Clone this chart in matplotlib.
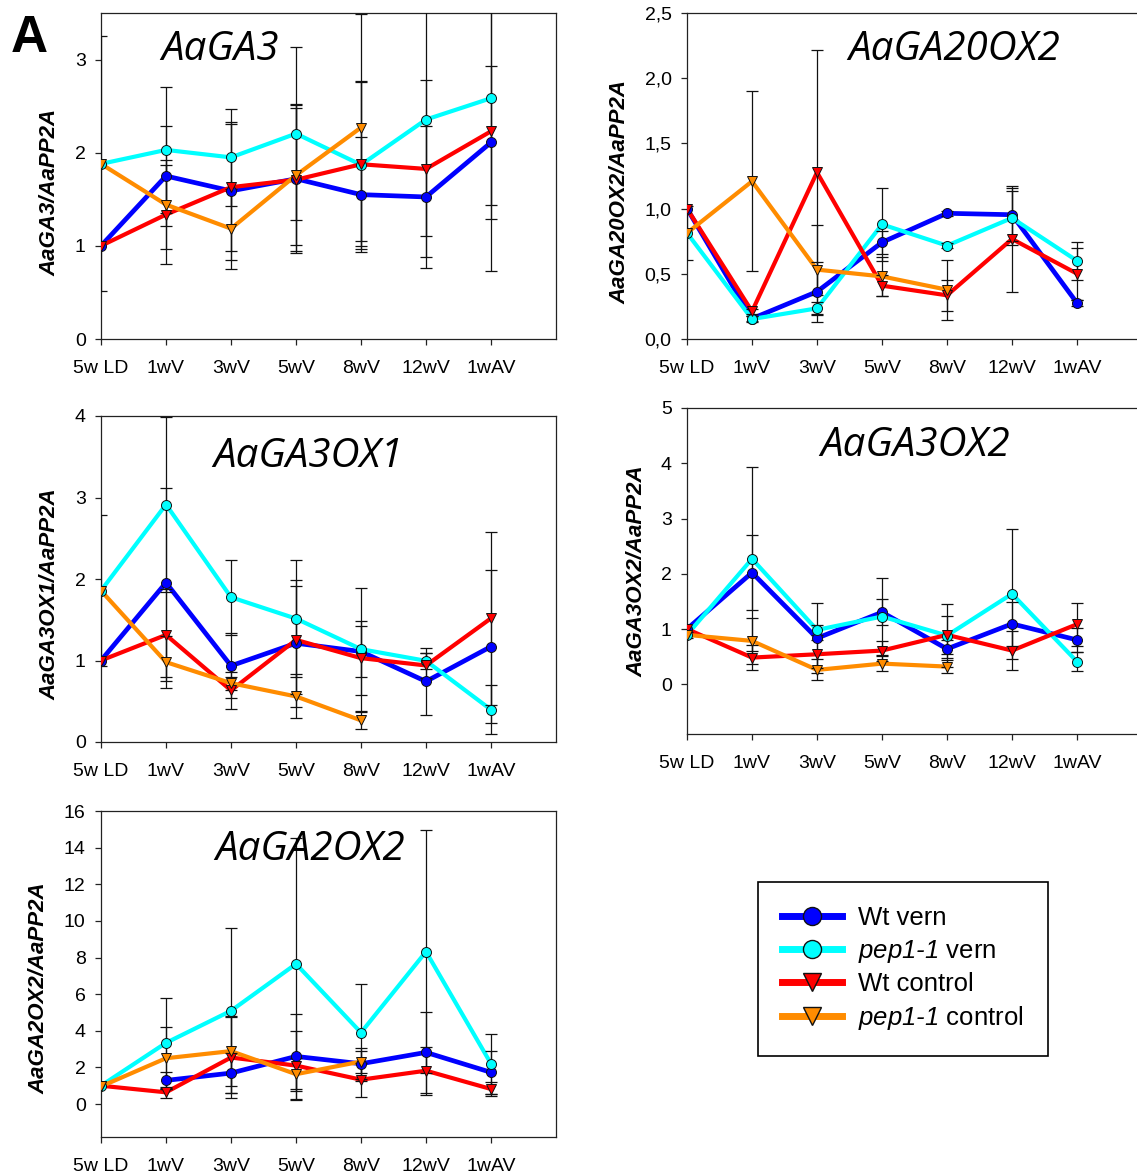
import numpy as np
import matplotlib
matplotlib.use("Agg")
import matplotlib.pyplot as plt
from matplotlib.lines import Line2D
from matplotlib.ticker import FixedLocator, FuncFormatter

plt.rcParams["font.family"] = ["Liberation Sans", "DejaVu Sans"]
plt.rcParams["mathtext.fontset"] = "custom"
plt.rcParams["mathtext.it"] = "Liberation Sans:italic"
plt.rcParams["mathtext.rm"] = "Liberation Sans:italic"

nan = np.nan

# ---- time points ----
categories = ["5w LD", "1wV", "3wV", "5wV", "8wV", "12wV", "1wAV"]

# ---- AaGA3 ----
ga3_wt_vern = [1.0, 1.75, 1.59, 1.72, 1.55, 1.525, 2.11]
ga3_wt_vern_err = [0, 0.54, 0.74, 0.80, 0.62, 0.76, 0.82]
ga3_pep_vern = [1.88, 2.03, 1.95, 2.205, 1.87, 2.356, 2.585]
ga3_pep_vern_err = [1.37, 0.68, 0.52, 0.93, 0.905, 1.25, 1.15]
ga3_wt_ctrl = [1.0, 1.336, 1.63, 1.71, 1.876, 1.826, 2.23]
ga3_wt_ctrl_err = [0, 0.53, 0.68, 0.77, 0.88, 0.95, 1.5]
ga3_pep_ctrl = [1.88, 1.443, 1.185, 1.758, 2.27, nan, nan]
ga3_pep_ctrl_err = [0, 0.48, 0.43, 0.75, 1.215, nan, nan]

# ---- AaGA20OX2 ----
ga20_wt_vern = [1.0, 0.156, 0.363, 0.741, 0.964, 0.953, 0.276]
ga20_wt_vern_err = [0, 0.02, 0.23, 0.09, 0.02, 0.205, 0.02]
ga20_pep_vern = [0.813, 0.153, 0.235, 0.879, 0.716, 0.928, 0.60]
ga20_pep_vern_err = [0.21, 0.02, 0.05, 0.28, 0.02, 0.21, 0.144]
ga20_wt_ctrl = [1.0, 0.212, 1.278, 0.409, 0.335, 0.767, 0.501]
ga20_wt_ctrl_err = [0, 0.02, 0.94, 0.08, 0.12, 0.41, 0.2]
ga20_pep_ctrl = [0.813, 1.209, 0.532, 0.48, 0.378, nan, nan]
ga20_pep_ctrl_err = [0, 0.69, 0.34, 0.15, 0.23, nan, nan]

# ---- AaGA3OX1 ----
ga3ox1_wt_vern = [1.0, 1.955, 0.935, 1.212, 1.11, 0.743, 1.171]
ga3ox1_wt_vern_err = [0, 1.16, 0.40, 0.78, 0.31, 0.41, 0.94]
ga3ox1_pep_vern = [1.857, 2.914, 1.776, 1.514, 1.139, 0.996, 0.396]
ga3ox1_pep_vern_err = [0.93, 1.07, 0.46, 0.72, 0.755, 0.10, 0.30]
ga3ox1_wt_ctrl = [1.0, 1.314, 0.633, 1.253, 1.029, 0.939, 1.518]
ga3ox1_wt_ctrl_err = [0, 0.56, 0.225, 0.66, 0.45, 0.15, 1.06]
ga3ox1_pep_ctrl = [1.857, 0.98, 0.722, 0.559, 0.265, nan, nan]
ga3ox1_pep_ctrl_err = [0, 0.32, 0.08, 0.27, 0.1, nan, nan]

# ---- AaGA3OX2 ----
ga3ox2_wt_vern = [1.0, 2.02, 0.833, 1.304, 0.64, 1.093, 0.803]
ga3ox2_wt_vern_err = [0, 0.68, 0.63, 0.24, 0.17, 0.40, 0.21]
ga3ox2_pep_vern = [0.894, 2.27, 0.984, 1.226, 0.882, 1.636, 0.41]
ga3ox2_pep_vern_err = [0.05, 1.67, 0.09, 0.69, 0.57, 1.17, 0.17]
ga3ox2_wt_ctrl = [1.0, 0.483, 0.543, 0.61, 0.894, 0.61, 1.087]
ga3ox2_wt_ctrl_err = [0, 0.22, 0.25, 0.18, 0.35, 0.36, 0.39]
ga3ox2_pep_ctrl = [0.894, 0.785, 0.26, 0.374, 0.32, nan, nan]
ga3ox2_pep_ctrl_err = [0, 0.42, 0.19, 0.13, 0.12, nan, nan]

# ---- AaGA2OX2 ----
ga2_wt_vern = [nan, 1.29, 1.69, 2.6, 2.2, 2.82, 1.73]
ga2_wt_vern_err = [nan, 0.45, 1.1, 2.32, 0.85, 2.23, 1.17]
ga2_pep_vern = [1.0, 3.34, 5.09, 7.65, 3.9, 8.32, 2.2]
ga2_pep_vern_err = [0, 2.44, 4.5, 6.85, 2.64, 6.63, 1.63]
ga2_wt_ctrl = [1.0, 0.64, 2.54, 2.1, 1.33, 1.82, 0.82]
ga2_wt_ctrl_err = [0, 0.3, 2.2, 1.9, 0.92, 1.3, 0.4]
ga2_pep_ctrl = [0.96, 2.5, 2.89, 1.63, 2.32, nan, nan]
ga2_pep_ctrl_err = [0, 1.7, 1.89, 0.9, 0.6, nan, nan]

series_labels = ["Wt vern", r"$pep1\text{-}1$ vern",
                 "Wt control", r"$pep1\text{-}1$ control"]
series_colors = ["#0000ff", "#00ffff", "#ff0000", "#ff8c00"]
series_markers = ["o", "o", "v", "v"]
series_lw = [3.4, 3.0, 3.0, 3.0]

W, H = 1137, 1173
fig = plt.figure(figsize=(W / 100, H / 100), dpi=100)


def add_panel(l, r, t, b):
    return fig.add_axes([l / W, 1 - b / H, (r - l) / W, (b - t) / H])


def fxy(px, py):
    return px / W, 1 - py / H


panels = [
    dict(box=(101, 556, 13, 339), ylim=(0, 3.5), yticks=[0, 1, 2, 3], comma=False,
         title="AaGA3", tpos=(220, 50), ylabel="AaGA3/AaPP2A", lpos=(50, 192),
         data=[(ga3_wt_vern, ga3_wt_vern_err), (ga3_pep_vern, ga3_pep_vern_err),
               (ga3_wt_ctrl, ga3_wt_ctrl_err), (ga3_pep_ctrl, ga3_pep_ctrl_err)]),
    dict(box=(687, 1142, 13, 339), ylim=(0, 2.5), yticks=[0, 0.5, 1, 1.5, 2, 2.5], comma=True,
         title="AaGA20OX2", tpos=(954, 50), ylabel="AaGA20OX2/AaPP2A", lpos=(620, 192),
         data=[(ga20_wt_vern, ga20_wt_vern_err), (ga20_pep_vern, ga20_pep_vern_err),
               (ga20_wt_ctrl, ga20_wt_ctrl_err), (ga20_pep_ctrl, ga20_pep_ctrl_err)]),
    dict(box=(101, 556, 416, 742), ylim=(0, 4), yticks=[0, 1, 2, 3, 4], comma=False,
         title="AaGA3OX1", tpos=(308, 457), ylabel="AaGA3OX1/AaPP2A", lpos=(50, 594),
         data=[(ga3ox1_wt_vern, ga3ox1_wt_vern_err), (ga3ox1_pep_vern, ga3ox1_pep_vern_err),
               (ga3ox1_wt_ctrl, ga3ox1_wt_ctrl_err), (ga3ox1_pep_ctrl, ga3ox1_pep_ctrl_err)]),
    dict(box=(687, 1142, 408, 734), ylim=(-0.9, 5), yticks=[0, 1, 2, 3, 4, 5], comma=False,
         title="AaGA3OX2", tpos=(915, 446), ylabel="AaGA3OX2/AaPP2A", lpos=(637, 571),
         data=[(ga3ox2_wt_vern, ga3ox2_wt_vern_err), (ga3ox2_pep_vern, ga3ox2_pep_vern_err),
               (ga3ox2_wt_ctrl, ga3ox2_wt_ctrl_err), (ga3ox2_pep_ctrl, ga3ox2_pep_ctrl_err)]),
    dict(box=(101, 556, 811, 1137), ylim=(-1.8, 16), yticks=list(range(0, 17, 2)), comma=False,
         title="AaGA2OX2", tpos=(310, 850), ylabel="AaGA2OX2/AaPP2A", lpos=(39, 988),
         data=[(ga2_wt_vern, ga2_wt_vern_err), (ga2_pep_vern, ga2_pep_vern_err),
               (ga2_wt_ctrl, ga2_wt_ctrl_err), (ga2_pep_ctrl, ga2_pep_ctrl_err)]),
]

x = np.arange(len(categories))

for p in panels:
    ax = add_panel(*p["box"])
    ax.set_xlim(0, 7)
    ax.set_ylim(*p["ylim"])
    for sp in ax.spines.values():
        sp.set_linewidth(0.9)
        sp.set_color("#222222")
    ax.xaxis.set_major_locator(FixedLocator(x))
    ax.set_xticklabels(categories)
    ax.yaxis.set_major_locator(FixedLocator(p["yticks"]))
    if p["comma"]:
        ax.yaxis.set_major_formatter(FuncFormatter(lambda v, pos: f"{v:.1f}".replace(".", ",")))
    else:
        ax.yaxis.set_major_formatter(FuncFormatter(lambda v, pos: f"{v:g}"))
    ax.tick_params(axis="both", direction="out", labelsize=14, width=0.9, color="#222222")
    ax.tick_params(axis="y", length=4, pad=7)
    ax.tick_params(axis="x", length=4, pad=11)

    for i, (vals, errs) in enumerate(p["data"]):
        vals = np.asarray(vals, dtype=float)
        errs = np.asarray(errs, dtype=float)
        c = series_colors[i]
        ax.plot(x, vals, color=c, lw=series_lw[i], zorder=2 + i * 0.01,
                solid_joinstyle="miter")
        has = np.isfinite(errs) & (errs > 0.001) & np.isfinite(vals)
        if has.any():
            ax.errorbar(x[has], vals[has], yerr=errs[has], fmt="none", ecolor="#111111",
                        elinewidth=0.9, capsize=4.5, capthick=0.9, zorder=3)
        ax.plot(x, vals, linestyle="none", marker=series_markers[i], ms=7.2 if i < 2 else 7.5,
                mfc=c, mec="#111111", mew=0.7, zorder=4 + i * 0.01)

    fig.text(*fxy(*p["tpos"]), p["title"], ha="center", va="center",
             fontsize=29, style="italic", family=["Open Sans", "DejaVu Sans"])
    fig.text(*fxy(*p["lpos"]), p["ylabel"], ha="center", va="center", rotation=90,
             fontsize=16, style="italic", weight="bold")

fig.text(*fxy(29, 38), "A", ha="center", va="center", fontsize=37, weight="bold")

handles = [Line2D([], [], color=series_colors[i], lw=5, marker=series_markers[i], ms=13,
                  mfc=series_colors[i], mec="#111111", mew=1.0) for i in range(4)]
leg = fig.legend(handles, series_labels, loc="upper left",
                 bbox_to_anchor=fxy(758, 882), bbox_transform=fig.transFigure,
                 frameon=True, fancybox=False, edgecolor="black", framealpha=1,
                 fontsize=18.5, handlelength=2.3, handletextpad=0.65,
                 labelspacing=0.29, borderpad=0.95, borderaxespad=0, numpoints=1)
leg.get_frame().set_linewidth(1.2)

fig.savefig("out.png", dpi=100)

+ + +

TASK GOAL:
Go over the data above and copy every line that has the word "matplotlib" in it.

SOLUTION BELOW:
Clone this chart in matplotlib.
import matplotlib
matplotlib.use("Agg")
import matplotlib.pyplot as plt
from matplotlib.lines import Line2D
from matplotlib.ticker import FixedLocator, FuncFormatter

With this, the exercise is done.